Canon Crossfire Book The Apostolic Canons List

The Apostolic Canons List

The Apostolic Canons List

380 AD: The Apostolic Canons.[1] The writer of the Apostolic Constitutions—whoever he was or they were—does Athanasius one better: rather than pass on what came from the Fathers, he just pretends to be the Apostles themselves, as “they” give us another unique canon that no one else had ever given us before. If you take the claims of the Apostolic Constitutions too seriously, you end up with New Testament Scripture (the Constitutions, as they claim themselves to be) clearly identifying Judith, Tobit, Wisdom, Sirach, Baruch, Susanna, and 1 and 2 Maccabees as Old Testament Scripture.

Of course, no one takes the claim that the Book was written by the Apostles seriously today. But it is a list and it shows what someone thought at the time—and shows how claims of Apostolicity are not to be accepted without corroborating evidence to prove them.

Arguably, the Apostolic Canons put Sirach in a third category by itself (it says “And besides these, take care that your young persons learn the Wisdom of the very learned Sirach”).
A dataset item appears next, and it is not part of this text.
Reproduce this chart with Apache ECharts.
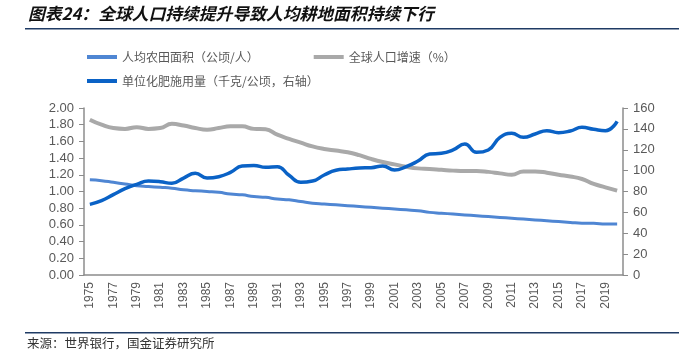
<!DOCTYPE html>
<html>
<head>
<meta charset="utf-8">
<script src="https://cdn.jsdelivr.net/npm/echarts@6/dist/echarts.min.js"></script>
<style>
  html, body { margin: 0; padding: 0; background: #fff; }
  #chart { width: 679px; height: 351px; }
</style>
</head>
<body>
<div id="chart"></div>
<script>
// 年份 1975-2020
var years = [];
for (var y = 1975; y <= 2020; y++) { years.push(String(y)); }

// 人均农田面积（公顷/人）- 左轴
var areaPerCapita = [1.14, 1.13, 1.11, 1.09, 1.07, 1.06, 1.05, 1.04, 1.02, 1.01,
                     1.00, 0.99, 0.97, 0.96, 0.94, 0.93, 0.91, 0.90, 0.88, 0.86,
                     0.85, 0.84, 0.83, 0.82, 0.81, 0.80, 0.79, 0.78, 0.77, 0.75,
                     0.74, 0.73, 0.72, 0.71, 0.70, 0.69, 0.68, 0.67, 0.66, 0.65,
                     0.64, 0.63, 0.62, 0.62, 0.61, 0.61];

// 全球人口增速（%）- 左轴
var popGrowth = [1.86, 1.80, 1.76, 1.75, 1.77, 1.75, 1.76, 1.81, 1.79, 1.76,
                 1.74, 1.76, 1.78, 1.78, 1.75, 1.745, 1.68, 1.63, 1.585, 1.54,
                 1.51, 1.49, 1.47, 1.435, 1.39, 1.353, 1.325, 1.297, 1.277, 1.27,
                 1.26, 1.25, 1.245, 1.245, 1.235, 1.217, 1.20, 1.24, 1.24, 1.225,
                 1.20, 1.18, 1.15, 1.09, 1.05, 1.01];

// 单位化肥施用量（千克/公顷，右轴）
var fertilizer = [67.7, 71.2, 77, 82.7, 86.9, 90, 89.4, 87.8, 92.9, 97.4,
                  92.9, 94.2, 98.3, 104.4, 105, 103.2, 103.8, 95.5, 88.8, 90,
                  95.8, 100.3, 101.5, 102.5, 102.8, 104.4, 100.6, 103.8, 109.2, 115.9,
                  116.6, 119.8, 125.5, 117.5, 119.8, 131.9, 135.7, 131.9, 135.1, 138.3,
                  136.4, 138, 141.5, 139.6, 138.3, 147.2];

var names = ['人均农田面积（公顷/人）', '全球人口增速（%）', '单位化肥施用量（千克/公顷，右轴）'];

var chart = echarts.init(document.getElementById('chart'));
var axisColor = '#8c8c8c';
var labelColor = '#595959';
var cjk = '"Noto Sans CJK SC", sans-serif';

chart.setOption({
    animation: false,
    backgroundColor: '#fff',
    graphic: [
        { type: 'text', left: 28, top: 5,
          style: { text: '图表24：全球人口持续提升导致人均耕地面积持续下行', fill: '#111',
                   font: 'italic bold 16.8px ' + cjk } },
        { type: 'rect', shape: { x: 25, y: 28, width: 654, height: 1.5 },
          style: { fill: '#1f3b64' } },
        { type: 'rect', shape: { x: 25, y: 332, width: 654, height: 1.5 },
          style: { fill: '#1f3b64' } },
        { type: 'text', left: 27, top: 337,
          style: { text: '来源：世界银行，国金证券研究所', fill: '#333', font: '12.5px ' + cjk } }
    ],
    legend: [
        { left: 82, top: 46, itemWidth: 30, itemHeight: 4, itemGap: 55, icon: 'rect',
          textStyle: { color: labelColor, fontSize: 12, fontFamily: cjk },
          data: [names[0], names[1]] },
        { left: 82, top: 70, itemWidth: 30, itemHeight: 4, icon: 'rect',
          textStyle: { color: labelColor, fontSize: 12, fontFamily: cjk },
          data: [names[2]] }
    ],
    grid: { left: 84, right: 56, top: 108, bottom: 76 },
    xAxis: {
        type: 'category',
        data: years,
        boundaryGap: true,
        axisLine: { lineStyle: { color: axisColor, width: 1.5 } },
        axisTick: { interval: 1, length: 5, lineStyle: { color: axisColor } },
        axisLabel: { interval: 1, rotate: 90, color: labelColor, fontSize: 12,
                     fontFamily: 'Arial, "Liberation Sans"', margin: 7 }
    },
    yAxis: [
        { type: 'value', min: 0, max: 2, interval: 0.2,
          splitLine: { show: false },
          axisLine: { show: true, lineStyle: { color: axisColor, width: 1.5 } },
          axisTick: { show: true, length: 5, lineStyle: { color: axisColor } },
          axisLabel: { color: labelColor, fontSize: 13, fontFamily: 'Arial, "Liberation Sans"',
                       margin: 10, formatter: function (v) { return v.toFixed(2); } } },
        { type: 'value', min: 0, max: 160, interval: 20,
          splitLine: { show: false },
          axisLine: { show: true, lineStyle: { color: axisColor, width: 1.5 } },
          axisTick: { show: true, length: 5, lineStyle: { color: axisColor } },
          axisLabel: { color: labelColor, fontSize: 13, fontFamily: 'Arial, "Liberation Sans"',
                       margin: 10 } }
    ],
    series: [
        { name: names[0], type: 'line', yAxisIndex: 0, data: areaPerCapita,
          smooth: true, symbol: 'none', color: '#4f86d3',
          lineStyle: { width: 3, color: '#4f86d3' } },
        { name: names[1], type: 'line', yAxisIndex: 0, data: popGrowth,
          smooth: true, symbol: 'none', color: '#a9a9a9',
          lineStyle: { width: 4, color: '#a9a9a9' } },
        { name: names[2], type: 'line', yAxisIndex: 1, data: fertilizer,
          smooth: true, symbol: 'none', color: '#0a62c6',
          lineStyle: { width: 3.5, color: '#0a62c6' } }
    ]
});
</script>
</body>
</html>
But the Book that the list is part of (the Apostolic Constitutions) quotes from Sirach as Holy Scripture. It can be debated as to whether that should be seen as evidence of the intent with the canon list, or contradictory, which depends on whether the same person wrote both.[2]


[1] www.bible-researcher.com/apostolic.html

[2] In addition, textual variations for this work are severe and, sometimes, conflicting. Sirach, in particular, is set out as educational for children, almost like Athanasius’ categories, but there is also a reference to the Five Books of Solomon as canon. Such a reference usually means Sirach is included as one of those Books (along with Ecclesiastes, Proverbs, Songs, Wisdom)—so maybe it is to be seen as both, or maybe two different people wrote those sections, etc.; moreover, the Ethiopic version specifically lists Sirach as one of the Solomon Books. So, for my purposes, it is included as full Scripture, but it can be debated if you wish. Tobit has a similar debate about it, but is specifically listed as canon in the Ethiopic and Syriac versions of the text.